In my opinion the V800, or at least *my* V800, can no longer hold onto the crown. I think it was easy for the V800 when the 3HR and 5X+ were as bad as they used to be, but firmware updates have changed the game. I find very little to choose between them in terms of track accuracy or distance, but when one of them deviates from the rest it is usually the V800 that has taken leave of its senses.
I made a post today in this thread with pictures, graphs etc.. Unfortunately I can’t link to the post, just the thread.
https://forums.garmin.com/outdoor-recreation/outdoor-recreation/f/fenix-6-series/232910/gps-gone-to-hell-with-10-10
I did some OWS with the V800 a couple of months back and it wasnt great. i’m still seeing good results for running. sure conditions do vary
PS. yes regarding the bike then i found most devices are pretty good. not used the v800 on that for a while. edge 1030plus was pretty awesome on bike. i find the elemnt variable. it sometimes has wayward moments on longer rides but most devices are fine for cycling. (IMO)
Good analysis of the analysis. There are so many variables. And as you point out, there are still a lot of questions with the tests. Anything short of on-device file to on-device file is no longer comparing watches but comparing total environments, or worse if they got files from a 3rd party like Strava. Also, when they say accurate, are they talking track accuracy or distance accuracy. I’ve seen some terrible tracks between runs on the exact same route but with identical distance. Is this good or bad?
indeed so.
IIRC @fellrnr analysed the TRACK in his tests, I try to do the same albeit in a different way.

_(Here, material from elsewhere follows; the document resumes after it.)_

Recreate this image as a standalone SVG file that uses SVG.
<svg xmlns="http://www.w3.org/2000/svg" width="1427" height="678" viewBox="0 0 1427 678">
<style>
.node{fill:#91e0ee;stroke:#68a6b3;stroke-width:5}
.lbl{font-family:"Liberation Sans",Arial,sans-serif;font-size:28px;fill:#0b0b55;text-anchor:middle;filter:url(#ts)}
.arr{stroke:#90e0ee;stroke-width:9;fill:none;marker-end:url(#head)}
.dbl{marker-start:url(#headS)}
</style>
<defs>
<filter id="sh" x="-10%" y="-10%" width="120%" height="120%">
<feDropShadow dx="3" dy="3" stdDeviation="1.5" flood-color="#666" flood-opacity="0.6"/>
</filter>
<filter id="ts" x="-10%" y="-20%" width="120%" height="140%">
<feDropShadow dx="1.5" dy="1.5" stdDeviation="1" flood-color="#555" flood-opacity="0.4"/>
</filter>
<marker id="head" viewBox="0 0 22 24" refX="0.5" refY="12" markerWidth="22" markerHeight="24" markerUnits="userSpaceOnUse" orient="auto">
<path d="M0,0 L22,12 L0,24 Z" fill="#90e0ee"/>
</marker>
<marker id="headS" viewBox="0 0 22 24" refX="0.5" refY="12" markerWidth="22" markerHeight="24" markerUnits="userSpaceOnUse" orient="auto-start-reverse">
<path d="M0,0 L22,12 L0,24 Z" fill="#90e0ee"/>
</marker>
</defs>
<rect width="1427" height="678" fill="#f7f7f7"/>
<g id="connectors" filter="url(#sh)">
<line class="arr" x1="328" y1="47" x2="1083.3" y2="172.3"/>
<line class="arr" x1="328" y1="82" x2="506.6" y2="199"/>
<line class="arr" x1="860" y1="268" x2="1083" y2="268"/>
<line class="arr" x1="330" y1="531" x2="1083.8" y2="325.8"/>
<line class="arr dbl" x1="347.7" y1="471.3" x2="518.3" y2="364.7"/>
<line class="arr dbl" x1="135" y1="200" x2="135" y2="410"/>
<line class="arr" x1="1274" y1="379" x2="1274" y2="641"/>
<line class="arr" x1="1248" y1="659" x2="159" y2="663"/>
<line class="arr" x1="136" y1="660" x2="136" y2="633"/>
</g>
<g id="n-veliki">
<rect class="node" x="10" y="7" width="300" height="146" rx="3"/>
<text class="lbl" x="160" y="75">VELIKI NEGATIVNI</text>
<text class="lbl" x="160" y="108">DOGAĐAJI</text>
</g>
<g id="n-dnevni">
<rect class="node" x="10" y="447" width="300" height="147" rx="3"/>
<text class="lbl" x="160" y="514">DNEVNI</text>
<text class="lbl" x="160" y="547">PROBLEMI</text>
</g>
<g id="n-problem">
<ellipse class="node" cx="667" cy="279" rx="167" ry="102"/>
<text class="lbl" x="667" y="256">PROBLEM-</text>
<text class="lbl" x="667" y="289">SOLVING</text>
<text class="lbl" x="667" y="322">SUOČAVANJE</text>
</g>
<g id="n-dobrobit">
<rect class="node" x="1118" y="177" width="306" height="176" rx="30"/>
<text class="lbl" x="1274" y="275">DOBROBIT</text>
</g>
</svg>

my perspective was that the accuracy at any given time affects the instantaneous speed of the runner, so it’s kinda important to know how fast you are running at. people might cite lap averages but if you are approx 1200m into a mile lap and your pace is 3 secs behind where it should be do you speed up or slow down? there is no answer to that if you think about it, you have to know how fast you are running at that instant to make the call.
into your face DCR directly, this garmin whitewash ing for years aka I run around the block and the Fenix was spot on…

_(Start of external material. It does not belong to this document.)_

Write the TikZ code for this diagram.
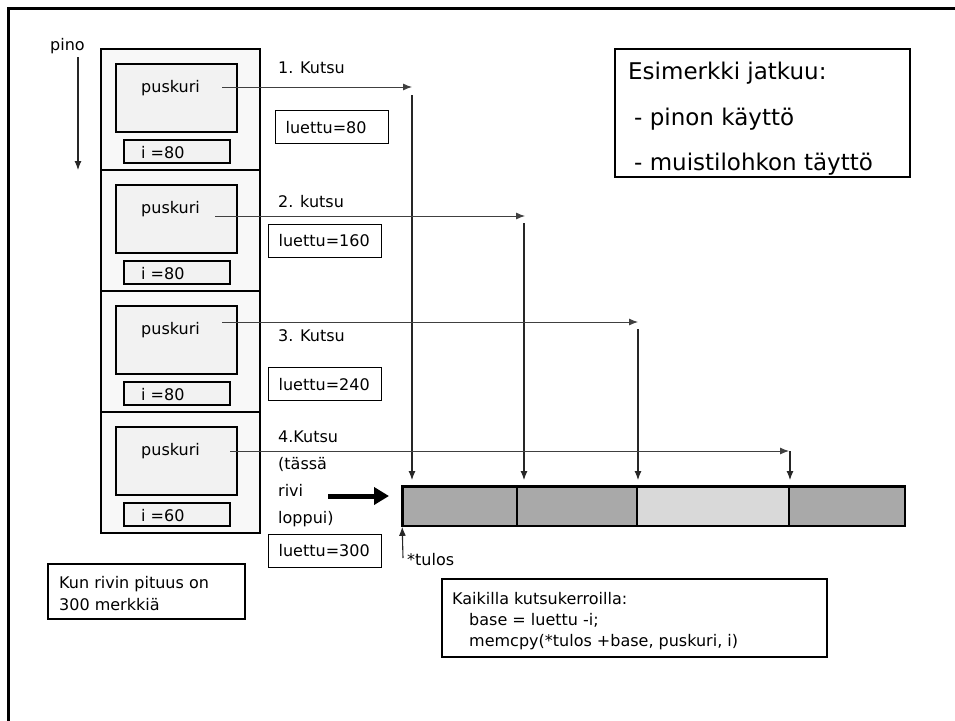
\documentclass[tikz,border=0pt]{standalone}
\usepackage{fontspec}
\setmainfont{DejaVu Sans}
\usetikzlibrary{arrows.meta,calc}
\definecolor{segdark}{HTML}{A9A9A9}
\definecolor{seglight}{HTML}{D9D9D9}
\definecolor{stackfill}{HTML}{F8F8F8}
\definecolor{boxfill}{HTML}{F2F2F2}
\begin{document}
\begin{tikzpicture}[x=1pt,y=-1pt,
  txt/.style={font=\fontsize{16}{20}\selectfont, inner sep=0pt},
  bigtxt/.style={font=\fontsize{23}{30}\selectfont, inner sep=0pt},
  stackframe/.style={draw, line width=1.3pt, fill=stackfill, minimum width=159pt, minimum height=121pt, inner sep=0pt},
  pbox/.style={draw, line width=1.3pt, fill=boxfill, minimum width=121pt, minimum height=68pt, inner sep=0pt},
  ibox/.style={draw, line width=1.3pt, fill=boxfill, minimum width=106pt, minimum height=23pt, inner sep=0pt},
  lbox/.style={draw, line width=1.3pt, fill=white, minimum height=33pt, text width=93pt, inner xsep=10pt, inner ysep=0pt, anchor=north west, font=\fontsize{16}{20}\selectfont},
  plainbox/.style={draw, line width=1.3pt, fill=white, inner sep=0pt},
  seg/.style={draw, line width=1.6pt, minimum height=39pt, inner sep=0pt},
  hconn/.style={draw=black!75, line width=0.9pt, -{Latex[length=9pt,width=7pt]}},
  vconn/.style={draw=black!85, line width=1.1pt, -{Latex[length=9pt,width=7pt]}},
  plainconn/.style={draw=black!85, line width=1.1pt}
]
\useasboundingbox (0,0) rectangle (955,720);
% slide frame (top and left edges visible)
\draw[line width=3pt] (8,721) -- (8,8) -- (956,8);

% pino label and arrow
\node[txt, anchor=base west] (pino) at (50,50) {pino};
\coordinate (pinoA) at (78,57);
\coordinate (pinoB) at (78,170);
\draw[vconn] (pinoA) -- (pinoB);

% stack frames
\foreach \k/\iv in {1/80,2/80,3/80,4/60} {
  \pgfmathsetmacro\ytop{49+121*(\k-1)}
  \node[stackframe] (f\k) at (180.5,\ytop+60.5) {};
  \node[pbox] (p\k) at (176.5,\ytop+49) {};
  \node[txt, anchor=base west] (pl\k) at (141,\ytop+43) {puskuri};
  \node[ibox] (i\k) at (177,\ytop+102.5) {};
  \node[txt, anchor=base west] (il\k) at (141,\ytop+109) {i =\iv};
}

% call labels
\node[txt, anchor=base west] (c1) at (278,73) {1. Kutsu};
\node[txt, anchor=base west] (c2) at (278,207) {2. kutsu};
\node[txt, anchor=base west] (c3) at (278,341) {3. Kutsu};
\node[txt, anchor=base west] (c4) at (278,442) {4.Kutsu};
\node[txt, anchor=base west] (c4a) at (278,469) {(tässä};
\node[txt, anchor=base west] (c4b) at (278,496) {rivi};
\node[txt, anchor=base west] (c4c) at (278,523) {loppui)};

% luettu boxes
\node[lbox] (l1) at (275,110) {luettu=80};
\node[lbox] (l2) at (268,223.5) {luettu=160};
\node[lbox] (l3) at (268,367) {luettu=240};
\node[lbox] (l4) at (268,533.5) {luettu=300};

% result buffer
\node[seg, fill=segdark, minimum width=114pt] (s1) at (460,506.5) {};
\node[seg, fill=segdark, minimum width=120pt] (s2) at (577,506.5) {};
\node[seg, fill=seglight, minimum width=152pt] (s3) at (713,506.5) {};
\node[seg, fill=segdark, minimum width=116pt] (s4) at (847,506.5) {};
\draw[line width=3pt] (s1.south west) -- (s1.north west) -- (s4.north east);

% call arrows
\coordinate (a1) at (222,87);   \coordinate (b1) at (412,87);
\coordinate (v1) at (412,95);   \coordinate (e1) at (412,480);
\coordinate (a2) at (215,216);  \coordinate (b2) at (525,216);
\coordinate (v2) at (524,223);  \coordinate (e2) at (524,480);
\coordinate (a3) at (222,322);  \coordinate (b3) at (638,322);
\coordinate (v3) at (638,329);  \coordinate (e3) at (638,480);
\coordinate (a4) at (230,451);  \coordinate (b4) at (789,451);
\coordinate (v4) at (790,451);  \coordinate (e4) at (790,480);
\draw[hconn] (a1) -- (b1);
\draw[vconn] (v1) -- (e1);
\draw[hconn] (a2) -- (b2);
\draw[vconn] (v2) -- (e2);
\draw[hconn] (a3) -- (b3);
\draw[vconn] (v3) -- (e3);
\draw[hconn] (a4) -- (b4);
\draw[vconn] (v4) -- (e4);

% thick arrow
\coordinate (ta) at (328,496);
\coordinate (tb) at (389,496);
\draw[line width=5pt, -{Triangle[length=15pt,width=17pt]}] (ta) -- (tb);

% *tulos
\node[txt, anchor=base west] (tulos) at (407,565) {*tulos};
\coordinate (tu) at (403,558);
\draw[vconn] (tu) -- (s1.south west);

% info box top right
\node[plainbox, minimum width=295pt, minimum height=128pt] (esim) at (762.5,113) {};
\node[bigtxt, anchor=base west] (e1t) at (628,79) {Esimerkki jatkuu:};
\node[bigtxt, anchor=base west] (e2t) at (634,125) {- pinon käyttö};
\node[bigtxt, anchor=base west] (e3t) at (634,170) {- muistilohkon täyttö};

% Kun box
\node[plainbox, minimum width=197pt, minimum height=55pt] (kun) at (146.5,591.5) {};
\node[txt, anchor=base west] (kun1) at (59,588) {Kun rivin pituus on};
\node[txt, anchor=base west] (kun2) at (59,610) {300 merkkiä};

% Kaikilla box
\node[plainbox, minimum width=385pt, minimum height=78pt] (kaik) at (634.5,618) {};
\node[txt, anchor=base west] (k1) at (452,604) {Kaikilla kutsukerroilla:};
\node[txt, anchor=base west] (k2) at (469,625) {base = luettu -i;};
\node[txt, anchor=base west] (k3) at (469,646) {memcpy(*tulos +base, puskuri, i)};
\end{tikzpicture}
\end{document}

I do one formal test and then add in results from my regular training. See this: https://the5krunner.com/2016/11/05/test-route-for-gps-devices/
Garmin devices are variable in their accuracy. the 745 is actually pretty good. and GPS+GLONASS got good last year on some models.

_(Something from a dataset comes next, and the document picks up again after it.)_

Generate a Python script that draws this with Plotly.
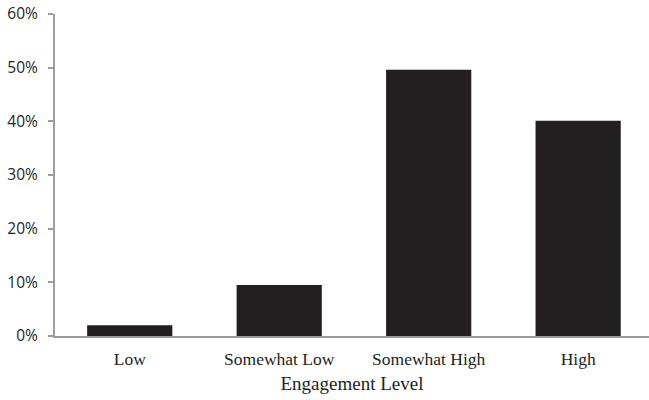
import plotly.graph_objects as go

categories = ["Low", "Somewhat Low", "Somewhat High", "High"]
values = [2.0, 9.5, 49.6, 40.1]
y_ticks = [0, 10, 20, 30, 40, 50, 60]
y_tick_labels = ["0%", "10%", "20%", "30%", "40%", "50%", "60%"]

fig = go.Figure(go.Bar(
    x=list(range(len(categories))), y=values, width=0.57,
    marker=dict(color="#231f20", line=dict(width=0)),
    hoverinfo="skip",
))

fig.update_layout(
    width=649, height=400,
    margin=dict(l=55, r=0, t=14, b=64, autoexpand=False),
    paper_bgcolor="white", plot_bgcolor="white",
    showlegend=False,
    xaxis=dict(
        range=[-0.5, 3.474],
        tickvals=list(range(len(categories))), ticktext=categories,
        tickfont=dict(family="Liberation Serif", size=17.5, color="#231f20"),
        showgrid=False, zeroline=False, automargin=False,
        showline=True, linecolor="#9d9d9f", linewidth=2,
        ticks="", ticklabelstandoff=6,
        title=dict(text="Engagement Level", standoff=9,
                   font=dict(family="Liberation Serif", size=19, color="#231f20")),
    ),
    yaxis=dict(
        range=[0, 60],
        tickvals=y_ticks, ticktext=y_tick_labels,
        tickfont=dict(family="Open Sans", size=15.5, color="#231f20"),
        showgrid=False, zeroline=False, automargin=False,
        showline=True, linecolor="#9d9d9f", linewidth=2,
        ticks="outside", ticklen=5, tickwidth=2, tickcolor="#9d9d9f",
        ticklabelstandoff=7,
    ),
)

fig.write_html("out.html", config={"displayModeBar": False},
               post_script="document.body.style.margin='0';")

My only discussion with DCR was on GPS or GPS+GLONASS. I found the former gave the best results (until recently), whereas he favoured the latter sooner.
also, as pointed out this study was funded by Polar! That said I think we all know that the V800 and/or AMBIT gave the best results…that said, the Coros Vertix 2 will, i think, give the best results in a few months with a few GNSS tweaks. I suspect the next gen of garmin gnss (due imminently) will be as good as Coros or better. just a guess
I have had for years a Polar V800, and the accuracy is extremely high… it makes mistakes sometimes, but you see consistent data specially when you run making rounds to the same park, etc. My garmin FR 630 is not doing bad, comparing the results… always 20-30 meters of difference only. Now I have a Polar Grit X Pro. It is horrible, no consistent, big errors, crossing buildings sometimes (like 15 years ago)? They gave me another watch and same thing. So I am still using my inmortal V800 and looking for another second hand V800
ha, yes the v800 is good and i still use mine from time to time
you can get them second hand but the problem you will have is that ALL batteries degrade over time.
thus mine now doesn’t last long on a full charge at all.